Die republikanische Nation Frankreich dagegen definiert sich ebenso über ihre Zukunft wie über ihre Vergangenheit. Daher macht im französischen kulturellen Kontext ein starkes Nationalbewusstsein die Assimilation einfacher. Frankreich ist es gelungen, die Demokratie aus ihrer ursprünglichen ethnischen Schale herauszulösen und die Gesamtheit der Bürger zu definieren, ohne dabei die Begriffe Rasse oder Blut ins Spiel zu bringen.

Wie passt hier aber das Phänomen Le Pen ins Bild?

Im Wahlkampf haben sich alle Seiten geradezu in eine Hysterie bei der Frage der inneren Sicherheit hineingesteigert. Es war absehbar, dass diese Debatte Le Pen stärken würde. Die Probleme der französischen Vorstädte sind doch in Wirklichkeit soziale Probleme. Frankreichs Bevölkerung ist, wie in anderen europäischen Staaten, überaltert. Was sich da in den Vorstädten abspielt, das Chaos, die Jugendkriminalität, die alle Hautfarben hat, erschreckt insbesondere die älteren Bürger. Die Stimmungsmache ist hier auf fruchtbaren Boden gefallen.

Wie sind Ihre Zukunftsprognosen für Frankreich und Deutschland?

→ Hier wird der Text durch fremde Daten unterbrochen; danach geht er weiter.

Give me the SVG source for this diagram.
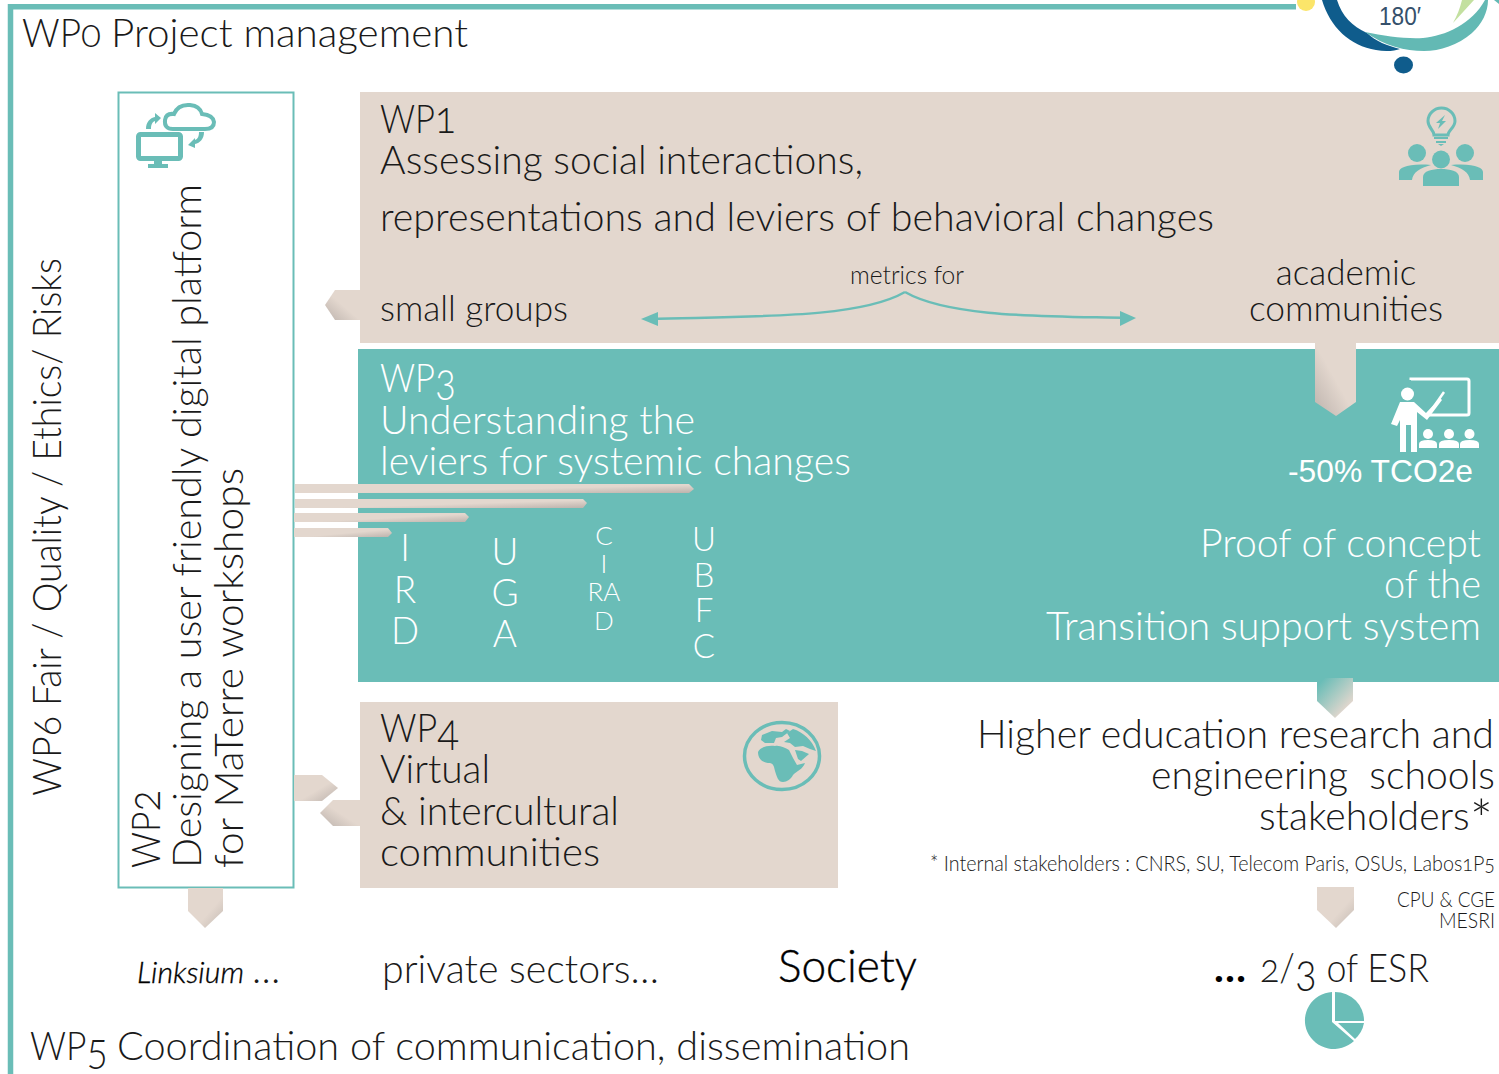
<svg xmlns="http://www.w3.org/2000/svg" width="1499" height="1074" viewBox="0 0 1499 1074">
<defs>
<linearGradient id="g1" x1="0" y1="0" x2="1" y2="1"><stop offset="0" stop-color="#e3d7ce"/><stop offset=".55" stop-color="#e3d7ce"/><stop offset="1" stop-color="#bdb3ad"/></linearGradient>
<linearGradient id="g2" x1="0" y1="1" x2="1" y2="0"><stop offset="0" stop-color="#bdb3ad"/><stop offset=".5" stop-color="#e3d7ce"/><stop offset="1" stop-color="#e3d7ce"/></linearGradient>
<linearGradient id="g3" x1="0" y1="0" x2="1" y2="1"><stop offset="0" stop-color="#e3d7ce"/><stop offset=".6" stop-color="#e3d7ce"/><stop offset="1" stop-color="#c4bab3"/></linearGradient>
<linearGradient id="g4" x1="0" y1="0" x2="1" y2="1"><stop offset=".1" stop-color="#6abdb7"/><stop offset=".8" stop-color="#e3d7ce"/></linearGradient>
</defs>
<style>
text{font-family:"Lato","Open Sans","Liberation Sans",sans-serif;font-weight:300;fill:#1a1a1a;font-size:40px;font-variant-numeric:oldstyle-nums}
.w{fill:#fff}
.m{text-anchor:middle}
.d{font-size:45px}
</style>
<rect width="1499" height="1074" fill="#fff"/>
<g id="frame"><path d="M1296 6.800H10.500V1074" fill="none" stroke="#6abdb7" stroke-width="5.500"/></g>
<g id="wp0"><text x="22" y="47" textLength="79" lengthAdjust="spacingAndGlyphs">WP0</text><text x="111" y="47" textLength="357" lengthAdjust="spacingAndGlyphs">Project management</text></g>
<g id="logo">
<circle cx="1306" cy="2" r="9" fill="#fbe56a"/>
<path d="M1322 0H1337C1342 16 1352 26 1367 33C1375 41 1388 46 1400 49C1395 51 1385 52 1376 50C1350 46 1330 27 1322 0Z" fill="#0f5c8c"/>
<path d="M1365 32C1385 36 1405 39 1423 38C1445 36 1472 24 1485 0H1488C1488 12 1482 24 1472 33C1458 45 1440 51 1424 51C1405 51 1385 46 1365 32Z" fill="#63b9b4"/>
<path d="M1453 23L1474 0H1462C1460 8 1457 16 1453 23Z" fill="#c3e0a0"/>
<path d="M1494 0H1499V4Z" fill="#63b9b4"/>
<ellipse cx="1403.500" cy="65" rx="9.500" ry="8.500" fill="#0f5c8c"/>
<text x="1379" y="25" textLength="42" lengthAdjust="spacingAndGlyphs" style="font-family:'Liberation Sans',sans-serif;font-weight:400;font-size:25px;fill:#35506b;font-variant-numeric:normal">180′</text>
</g>
<g id="wp1">
<rect x="360" y="92" width="1139" height="251" fill="#e3d7ce"/>
<text x="380" y="133" textLength="76" lengthAdjust="spacingAndGlyphs">WP<tspan class="d">1</tspan></text>
<text x="380" y="174" textLength="483" lengthAdjust="spacingAndGlyphs">Assessing social interactions,</text>
<text x="380" y="231" textLength="834" lengthAdjust="spacingAndGlyphs">representations and leviers of behavioral changes</text>
<text x="380" y="321" style="font-size:35px" textLength="188" lengthAdjust="spacingAndGlyphs">small groups</text>
<text x="850" y="284" style="font-size:25px" textLength="114" lengthAdjust="spacingAndGlyphs">metrics for</text>
<text x="1346" y="285" class="m" style="font-size:35px">academic</text>
<text x="1346" y="321" class="m" style="font-size:35px" textLength="194" lengthAdjust="spacingAndGlyphs">communities</text>
<g id="people" fill="#6abdb7">
<circle cx="1417" cy="153" r="9"/><circle cx="1465" cy="153" r="9"/><circle cx="1441" cy="159.500" r="9"/>
<path d="M1399 180V172C1399 168 1408 163 1431 165C1420 168 1413 172 1412 180Z"/>
<path d="M1483 180V172C1483 168 1474 163 1451 165C1462 168 1469 172 1470 180Z"/>
<path d="M1423 186V177C1423 171 1432 169 1441 169C1450 169 1459 171 1459 177V186Z"/>
<path d="M1434 137h14v2h-14zM1436 141h10v2h-10zM1438 144h6l-3 2z"/>
<path d="M1434 135C1434 130 1428 128 1428 121A13.500 13 0 1 1 1455 121C1455 128 1448 130 1448 135Z" fill="none" stroke="#6abdb7" stroke-width="3"/>
<path d="M1445 115L1436 123H1440L1438 129L1446 121H1442Z"/>
</g>
</g>
<g id="wp3">
<rect x="358" y="349" width="1141" height="333" fill="#6abdb7"/>
<text x="380" y="392" class="w" textLength="76" lengthAdjust="spacingAndGlyphs">WP<tspan class="d w" dy="3">3</tspan></text>
<text x="380" y="434" class="w" textLength="315" lengthAdjust="spacingAndGlyphs">Understanding the</text>
<text x="380" y="475" class="w" textLength="471" lengthAdjust="spacingAndGlyphs">leviers for systemic changes</text>
<text x="405" y="561" class="w m" style="font-size:37px">I</text><text x="405" y="603" class="w m" style="font-size:37px">R</text><text x="405" y="644" class="w m" style="font-size:37px">D</text>
<text x="505" y="565" class="w m" style="font-size:37px">U</text><text x="505" y="606" class="w m" style="font-size:37px">G</text><text x="505" y="647" class="w m" style="font-size:37px">A</text>
<text x="604" y="545" class="w m" style="font-size:26px">C</text><text x="604" y="573" class="w m" style="font-size:26px">I</text><text x="604" y="601" class="w m" style="font-size:26px">RA</text><text x="604" y="630" class="w m" style="font-size:26px">D</text>
<text x="704" y="551" class="w m" style="font-size:33px">U</text><text x="704" y="587" class="w m" style="font-size:33px">B</text><text x="704" y="622" class="w m" style="font-size:33px">F</text><text x="704" y="658" class="w m" style="font-size:33px">C</text>
<g id="teacher" fill="#fff">
<circle cx="1407.500" cy="394" r="6.500"/>
<path d="M1400 402H1414L1426 413L1440 398L1442 400L1427 420L1417 412V452H1411V425H1406V452H1400V420L1397 426L1391 424Z"/>
<path d="M1411 380V379H1467Q1469 379 1469 381V413Q1469 415 1467 415H1429" fill="none" stroke="#fff" stroke-width="3"/>
<path d="M1426 418L1444 392" stroke="#fff" stroke-width="2.500"/>
<circle cx="1428" cy="434" r="5"/><circle cx="1449" cy="434" r="5"/><circle cx="1469.500" cy="434" r="5"/>
<path d="M1419 448V444Q1419 440 1428 440Q1437 440 1437 444V448ZM1439 448V444Q1439 440 1449 440Q1459 440 1459 444V448ZM1460 448V444Q1460 440 1469.500 440Q1479 440 1479 444V448Z"/>
</g>
<text x="1288" y="482" class="w" style="font-family:'Liberation Sans',Arial,sans-serif;font-weight:400;font-size:32px;font-variant-numeric:normal" textLength="185" lengthAdjust="spacingAndGlyphs">-50% TCO2e</text>
<text x="1200" y="557" class="w" textLength="281" lengthAdjust="spacingAndGlyphs">Proof of concept</text>
<text x="1384" y="598" class="w" textLength="97" lengthAdjust="spacingAndGlyphs">of the</text>
<text x="1046" y="640" class="w" textLength="435" lengthAdjust="spacingAndGlyphs">Transition support system</text>
</g>
<g id="wp2">
<rect x="118.500" y="92.500" width="175" height="795" fill="#fff" stroke="#6abdb7" stroke-width="2"/>
<g transform="rotate(-90)">
<text x="-868" y="160" textLength="78" lengthAdjust="spacingAndGlyphs">WP<tspan class="d">2</tspan></text>
<text x="-868" y="201" textLength="684" lengthAdjust="spacingAndGlyphs">Designing a user friendly digital platform</text>
<text x="-868" y="243" textLength="400" lengthAdjust="spacingAndGlyphs">for MaTerre workshops</text>
</g>
<g id="cloud">
<path d="M173 129Q164 129 165 120Q166 113 174 114Q178 104 190 105Q200 106 202 114Q213 115 214 122Q214 129 205 129Z" fill="none" stroke="#6abdb7" stroke-width="4"/>
<rect x="138.500" y="134.500" width="42" height="24" rx="2" fill="none" stroke="#6abdb7" stroke-width="5"/>
<path d="M154 161h8v3h-8zM148 164h20v4h-20z" fill="#6abdb7"/>
<path d="M146 129C146 122 150 118 155 117V113L161 118L155 124V121C152 122 151 125 151 129Z" fill="#6abdb7"/>
<path d="M204 132C204 139 200 143 195 144V148L188 145L195 138V140C198 139 199 136 199 132Z" fill="#6abdb7"/>
</g>
</g>
<g id="wp4">
<rect x="360" y="702" width="478" height="186" fill="#e3d7ce"/>
<text x="380" y="742" textLength="79" lengthAdjust="spacingAndGlyphs">WP<tspan class="d" dy="4">4</tspan></text>
<text x="380" y="783" textLength="110" lengthAdjust="spacingAndGlyphs">Virtual</text>
<text x="380" y="825" textLength="239" lengthAdjust="spacingAndGlyphs">&amp; intercultural</text>
<text x="380" y="866" textLength="220" lengthAdjust="spacingAndGlyphs">communities</text>
<g id="globe" fill="#6abdb7">
<ellipse cx="782" cy="756" rx="37.500" ry="33.500" fill="none" stroke="#6abdb7" stroke-width="3.500"/>
<path d="M758 752C760 747 768 745 775 746C780 745 785 748 789 750L793 758L797 765L805 763C803 769 797 771 793 775C791 779 787 782 783 782C778 782 777 777 775 771C774 767 774 764 770 763C764 763 758 760 758 752Z"/>
<path d="M793 729C803 732 812 740 816 751L810 749L803 746L795 747L790 743L784 742L790 738L787 733Z"/>
<path d="M795 750L802 751L809 754L801 761L798 759Z"/>
<path d="M762 735L772 731L782 732L786 729L790 731L782 737L776 738L774 743L765 743L761 740Z"/>
</g>
</g>
<g id="connectors">
<path d="M360 290H335L325 305L335 320H360Z" fill="url(#g2)"/>
<path d="M1315 343H1356V402L1336 416L1315 402Z" fill="url(#g2)"/>
<path d="M295 484H689L694 489L689 493H295Z" fill="url(#g1)"/>
<path d="M295 499H583L587 503L583 508H295Z" fill="url(#g1)"/>
<path d="M294 513H465L469 517L465 522H294Z" fill="url(#g1)"/>
<path d="M294 528H388L392 533L388 537H294Z" fill="url(#g1)"/>
<path d="M1317 678H1353V701L1335 718L1317 701Z" fill="url(#g4)"/>
<path d="M294 775H322L338 788L322 801H294Z" fill="url(#g1)"/>
<path d="M360 800H333L320 813L333 826H360Z" fill="url(#g2)"/>
<path d="M188 888H223V911L205 928L188 911Z" fill="url(#g3)"/>
<path d="M1317 887H1354V910L1336 928L1317 910Z" fill="url(#g3)"/>
<path d="M905 292C860 318 760 316 650 319M905 292C950 318 1050 316 1128 318" fill="none" stroke="#6abdb7" stroke-width="2.500"/>
<path d="M641 319L658 312V326Z" fill="#6abdb7"/>
<path d="M1136 318L1120 311V326Z" fill="#6abdb7"/>
</g>
<g id="wp6"><text transform="translate(61 796) rotate(-90)" textLength="538" lengthAdjust="spacingAndGlyphs">WP6 Fair / Quality / Ethics/ Risks</text></g>
<g id="stakeholders">
<text x="977" y="748" textLength="517" lengthAdjust="spacingAndGlyphs">Higher education research and</text>
<text x="1151" y="789" textLength="344" lengthAdjust="spacingAndGlyphs" xml:space="preserve">engineering  schools</text>
<text x="1259" y="830" textLength="234" lengthAdjust="spacingAndGlyphs">stakeholders<tspan style="font-size:56px" dy="10">*</tspan></text>
<text x="930" y="871" style="font-size:21px" textLength="565" lengthAdjust="spacingAndGlyphs">* Internal stakeholders : CNRS, SU, Telecom Paris, OSUs, Labos1P5</text>
<text x="1397" y="907" style="font-size:21px" textLength="98" lengthAdjust="spacingAndGlyphs">CPU &amp; CGE</text>
<text x="1439" y="928" style="font-size:21px" textLength="56" lengthAdjust="spacingAndGlyphs">MESRI</text>
</g>
<g id="bottom">
<text x="137" y="983" style="font-size:30px;font-style:italic;fill:#000" stroke="#000" stroke-width=".35" textLength="107" lengthAdjust="spacingAndGlyphs">Linksium</text>
<text x="252" y="983" style="font-size:39px">…</text>
<text x="382" y="983" textLength="277" lengthAdjust="spacingAndGlyphs">private sectors…</text>
<text x="778" y="982" style="font-size:46px;fill:#000" stroke="#000" stroke-width=".4" textLength="139" lengthAdjust="spacingAndGlyphs">Society</text>
<text x="1214" y="982" style="font-weight:700;fill:#000" textLength="32" lengthAdjust="spacingAndGlyphs">…</text>
<text x="1260" y="982" textLength="169" lengthAdjust="spacingAndGlyphs">2/<tspan class="d" dy="4">3</tspan><tspan dy="-4"> of ESR</tspan></text>
<g id="pie" fill="#6abdb7">
<path d="M1335 992A29 28.500 0 0 1 1364 1021H1335Z"/>
<path d="M1338 1023H1364A29 28.500 0 0 1 1355 1039Z"/>
<path d="M1332 992V1022L1354 1041A29 28.500 0 1 1 1332 992Z"/>
</g>
<text x="30" y="1060" textLength="78" lengthAdjust="spacingAndGlyphs">WP<tspan class="d" dy="4">5</tspan></text>
<text x="117" y="1060" textLength="793" lengthAdjust="spacingAndGlyphs">Coordination of communication, dissemination</text>
</g>
</svg>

Beide Gesellschaften befinden sich in einem rasanten Wandel. Auch die anthropologischen Systeme und Familienstrukturen ändern sich und nähern sich an. Dies wird sich auf lange Sicht auch auf den Umgang mit Einwanderung auswirken. Ohne die eben dargestellten Analysen wieder in Frage stellen zu wollen, veranlasst mich diese Entwicklung dazu, heute nicht mehr so schematisch zu denken wie noch vor einigen Jahren. Insgesamt gesehen bin ich vorsichtig optimistisch und davon überzeugt, dass man sich in allen Einwanderungsgesellschaften sagen muss: Wir werden es schaffen, auch wenn es mühsam und nicht ohne Schmerzen und Wunden vonstatten gehen wird. Kulturverlust, Entwurzelung, Ausgrenzung gehören notwendigerweise zu diesem Prozess. Wir müssen lernen, mit diesen Übergängen zu leben und einen langen Atem zu haben.